Goethe compared translators to carriers, who convey good wine to market, though it gets unaccountably watered by the way. The more one praises a poem, the more absurd becomes one’s position, perhaps, in trying to translate it. If it is so admirable,—is the natural inquiry,—why not let it alone? It is a doubtful blessing to the human race, that the instinct of translation still prevails, stronger than reason; and after one has once yielded to it, then each untranslated favorite is like the trees round a backwoodsman’s clearing, each of which stands, a silent defiance, until he has cut it down. Let us try the axe again. This is to Laura singing ([Quando Amor]).
As I look across the bay, there is seen resting over all the hills, and even upon every distant sail, an enchanted veil of palest blue, that seems woven out of the very souls of happy days,—a bridal veil, with which the sunshine weds this soft landscape in summer. Such and so indescribable is the atmospheric film that hangs over these poems of Petrarch’s; there is a delicate haze about the words, that vanishes when you touch them, and reappears as you recede. How it clings, for instance, round this sonnet ([Aura che quelle chiome])!
Consider also the pure and reverential tenderness of one like this ([Qual donna attende]). A companion sonnet, on the other hand ([O passi sparsi]), seems rather to be of the Shakespearean type; the successive phrases set sail, one by one, like a yacht squadron; each spreads its graceful wings and glides away. It is hard to handle this white canvas without soiling. Macgregor, in the only version of this sonnet which I have seen, abandons all attempt at rhyme; but to follow the strict order of the original in this respect is a part of the pleasant problem which one cannot bear to forgo. And there seems a kind of deity who presides over this union of languages, and who sometimes silently lays the words in order, after all one’s poor attempts have failed.

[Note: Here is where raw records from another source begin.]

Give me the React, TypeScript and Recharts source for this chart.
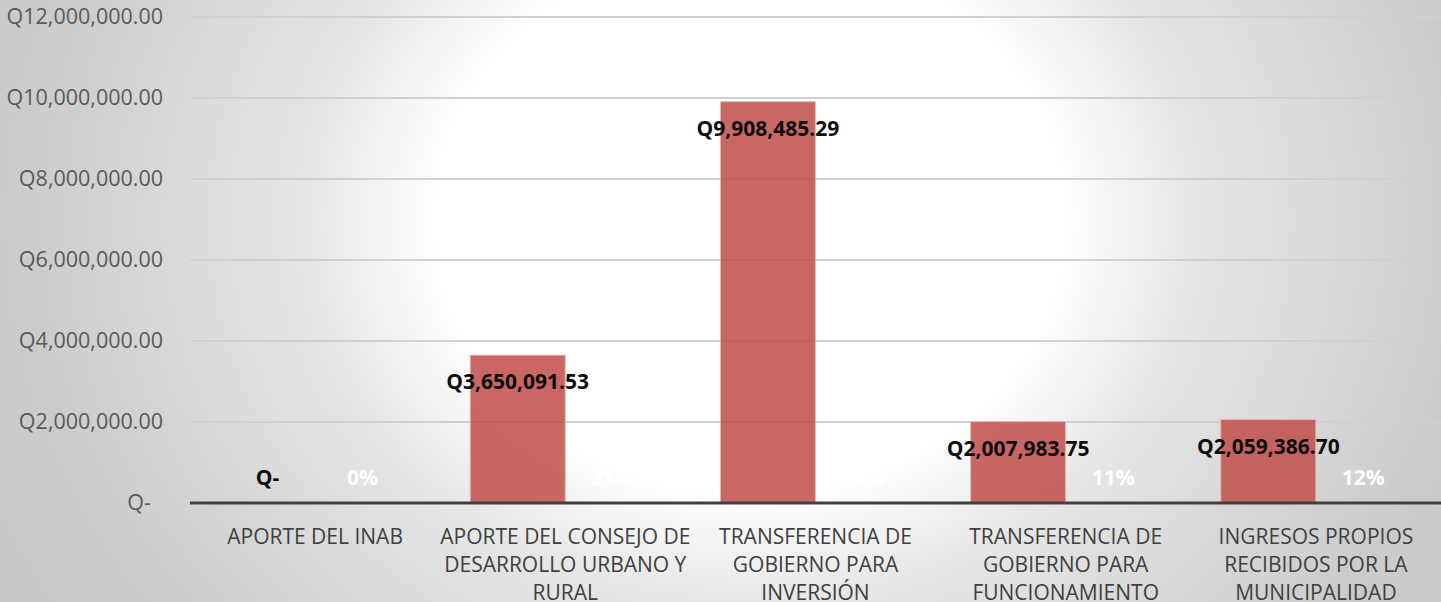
import { BarChart, Bar, XAxis, YAxis, CartesianGrid, LabelList } from 'recharts';

const categories = [
  'APORTE DEL INAB',
  'APORTE DEL CONSEJO DE DESARROLLO URBANO Y RURAL',
  'TRANSFERENCIA DE GOBIERNO PARA INVERSIÓN',
  'TRANSFERENCIA DE GOBIERNO PARA FUNCIONAMIENTO',
  'INGRESOS PROPIOS RECIBIDOS POR LA MUNICIPALIDAD',
];
const montos = [0, 3650091.53, 9908485.29, 2007983.75, 2059386.7];
const porcentajes = [0, 0.21, 0.56, 0.11, 0.12];
const yTicks = [0, 2000000, 4000000, 6000000, 8000000, 10000000, 12000000];

const data = categories.map((name, i) => ({
  name,
  monto: montos[i],
  pct: porcentajes[i],
}));

const FONT = '"Open Sans", sans-serif';

const fmtQ = (v: number) =>
  v === 0
    ? 'Q-'
    : 'Q' + v.toLocaleString('en-US', { minimumFractionDigits: 2, maximumFractionDigits: 2 });

// greedy wrap like Excel does for the category labels
function wrap(text: string, max: number) {
  const lines: string[] = [];
  let cur = '';
  for (const w of text.split(' ')) {
    const next = cur ? cur + ' ' + w : w;
    if (next.length > max && cur) {
      lines.push(cur);
      cur = w;
    } else cur = next;
  }
  if (cur) lines.push(cur);
  return lines;
}

const CatTick = (props: any) => {
  const { x, y, payload } = props;
  const lines = wrap(payload.value, 21);
  return (
    <text x={x} y={y + 33} textAnchor="middle" fill="#404040" fontSize={21} fontFamily={FONT}>
      {lines.map((l, i) => (
        <tspan key={i} x={x} dy={i === 0 ? 0 : 28}>
          {l}
        </tspan>
      ))}
    </text>
  );
};

const ValTick = (props: any) => {
  const { x, y, payload } = props;
  return (
    <text x={payload.value === 0 ? x - 12 : x} y={y} dy={7} textAnchor="end" fill="#595959" fontSize={21.5} fontFamily={FONT}>
      {fmtQ(payload.value)}
    </text>
  );
};

const MontoLabel = (props: any) => {
  const { x, y, width, height, value } = props;
  const bottom = y + height;
  const cy = Math.min(y + 27, bottom - 25);
  return (
    <text x={x + width / 2} y={cy} dy={7} textAnchor="middle" fill="#0d0d0d" fontSize={21} fontWeight="bold" fontFamily={FONT}>
      {fmtQ(value)}
    </text>
  );
};

const PctLabel = (props: any) => {
  const { x, y, width, height, value } = props;
  return (
    <text x={x + width / 2} y={y + height - 25} dy={7} textAnchor="middle" fill="#ffffff" fontSize={21} fontWeight="bold" fontFamily={FONT}>
      {Math.round(value * 100) + '%'}
    </text>
  );
};

export default function App() {
  return (
    <div
      style={{
        position: 'absolute',
        left: 0,
        top: 0,
        width: 1441,
        height: 602,
        background:
          'radial-gradient(ellipse 726px 630px at 750px 220px, #ffffff 0%, #ffffff 43%, #e6e6e6 61%, #d8d8d8 81%, #cccccc 100%, #c6c6c6 130%)',
      }}
    >
      <BarChart
        width={1441}
        height={602}
        data={data}
        margin={{ top: 17, right: 0, bottom: 0, left: 0 }}
        barGap={0}
        barCategoryGap="12%"
      >
        <CartesianGrid vertical={false} stroke="#d0d0d0" strokeWidth={2} />
        <XAxis
          dataKey="name"
          interval={0}
          tick={<CatTick />}
          tickLine={false}
          axisLine={{ stroke: '#404040', strokeWidth: 3 }}
          height={99}
        />
        <YAxis
          width={190}
          domain={[0, 12000000]}
          ticks={yTicks}
          tick={<ValTick />}
          tickLine={false}
          axisLine={false}
          tickSize={0}
          tickMargin={27}
        />
        <Bar dataKey="monto" fill="#c0504d" fillOpacity={0.87} stroke="#e8b5b3" strokeWidth={1} minPointSize={1} isAnimationActive={false}>
          <LabelList dataKey="monto" content={<MontoLabel />} />
        </Bar>
        <Bar dataKey="pct" fill="#c0504d" minPointSize={1} isAnimationActive={false}>
          <LabelList dataKey="pct" content={<PctLabel />} />
        </Bar>
      </BarChart>
    </div>
  );
}
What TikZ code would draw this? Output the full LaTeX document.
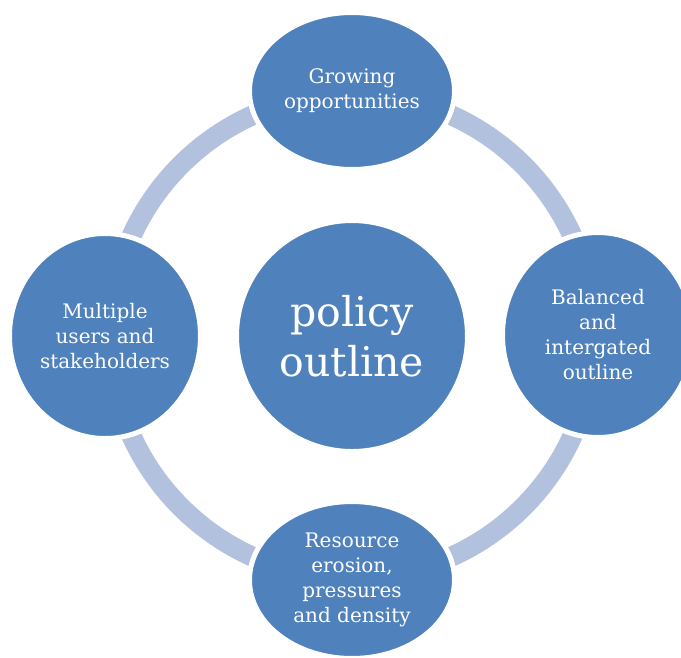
\documentclass[tikz,border=0pt]{standalone}
\usepackage{fontspec}
\setmainfont{DejaVu Serif}
\usetikzlibrary{shapes.geometric}
\definecolor{cycleblue}{RGB}{79,129,189}
\definecolor{ringblue}{RGB}{178,193,221}

\begin{document}
\begin{tikzpicture}[x=1pt,y=-1pt,
  bubble/.style={ellipse, fill=cycleblue, draw=white, line width=5pt, inner sep=0pt,
    text=white, align=center, font=\fontsize{20}{25}\selectfont},
  wide/.style={minimum width=205pt, minimum height=157pt},
  tall/.style={minimum width=191pt, minimum height=205pt}]
\useasboundingbox (0,0) rectangle (681,657);
\coordinate (hub) at (352,336);
\draw[ringblue, line width=20pt] (hub) circle (242pt);
\node[bubble, minimum size=231pt, font=\fontsize{41}{50}\selectfont] (policy) at (hub) {policy\\outline};
\node[bubble, wide] (growing) at (352,91) {Growing\\opportunities};
\node[bubble, tall] (balanced) at (598,335) {Balanced\\and\\intergated\\outline};
\node[bubble, wide] (resource) at (352,580) {Resource\\erosion,\\pressures\\and density};
\node[bubble, tall] (users) at (105,336) {Multiple\\users and\\stakeholders};
\end{tikzpicture}
\end{document}
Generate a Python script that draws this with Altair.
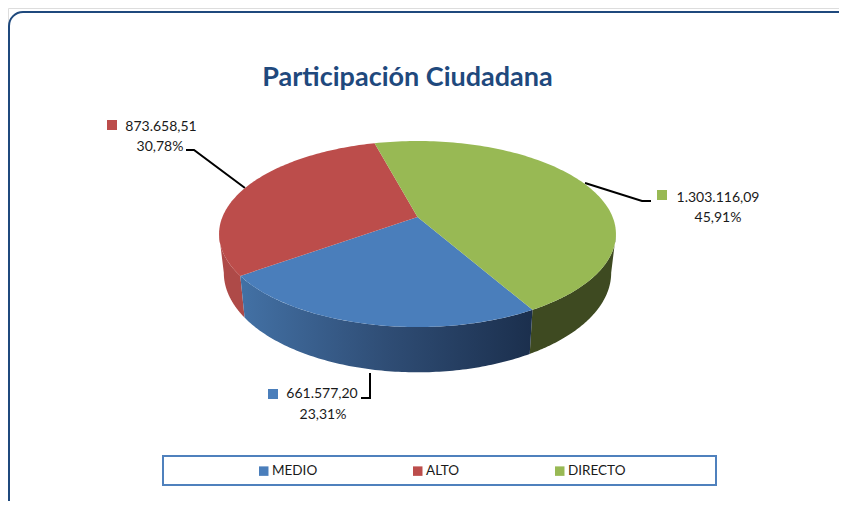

Yonder flies a kingfisher, and pauses, fluttering like a butterfly in the air, then dives toward a fish, and, failing, perches on the projecting wall. Doves from neighboring dove-cots alight on the parapet of the fort, fearless of the quiet cattle who find there a breezy pasture. These doves, in taking flight, do not rise from the ground at once, but, edging themselves closer to the brink, with a caution almost ludicrous in such airy things, thrust themselves upon the breeze with a shy little hop, and at the next moment are securely on the wing.
How the abundant sunlight inundates everything! The great clumps of grass and clover are imbedded in it to the roots; it flows in among their stalks, like water; the lilac-bushes bask in it eagerly; the topmost leaves of the birches are burnished. A vessel sails by with plash and roar, and all the white spray along her side is sparkling with sunlight. Yet there is sorrow in the world, and it reached Petrarch even before Laura died,—when it reached her. One exquisite sonnet ([I’ vidi in terra]) shows this to have been true.
These sonnets are in Petrarch’s earlier manner; but the death of Laura brought a change. Look at yonder schooner coming down the bay straight toward us; she is hauled close to the wind, her jib is white in the sunlight, her larger sails are touched with the same snowy lustre, and all the swelling canvas is rounded into such lines of beauty as scarcely anything else in the world—hardly even the perfect outlines of the human form—can give. Now she comes up into the wind, and goes about with a strong flapping of her sails, smiting on the ear at a half-mile’s distance; then she glides off on the other tack, showing the shadowed side of her sails, until she reaches the distant zone of haze. So change the sonnets after Laura’s death, growing shadowy as they recede, until the very last ([Gli occhi di ch’io parlai]) seems to merge itself in the blue distance.
“And yet I live!” (Ed io pur vivo) What a pause is implied before these words with which the closing sestet of this sonnet begins! the drawing of a long breathy immeasurably long; like that vast interval of heart-beats which precedes Shakespeare’s ‘Since Cleopatra died.’ I can think of no other passage in literature that has in it the same wide spaces of emotion. Another sonnet ([Soleasi nel mio cor]) which is still more retrospective, seems to me the most stately and concentrated in the whole volume. It is the sublimity of a despair not to be relieved by utterance. In a later strain ([Levommi il mio pensier]) he rises to that dream which is more than earth’s realities.
It vindicates the emphatic reality and personality of Petrarch’s love, after all, that when from these heights of vision he surveys and resurveys his life’s long dream, it becomes to him more and more definite, as well as more poetic, and is farther and farther from a merely vague sentimentalism. In his later sonnets, Laura grows more distinctly individual to us; her traits show themselves as more characteristic, her temperament more intelligible, her precise influence upon Petrarch clearer. What delicate accuracy of delineation is seen, for instance, in the sonnet ([Dolci durezze])! In the sonnet ([Gli angeli eletti]) visions multiply upon visions. Would that one could transfer into English the delicious way in which the sweet Italian rhymes recur and surround and seem to embrace each other, and are woven and unwoven and interwoven, like the heavenly hosts that gathered around Laura.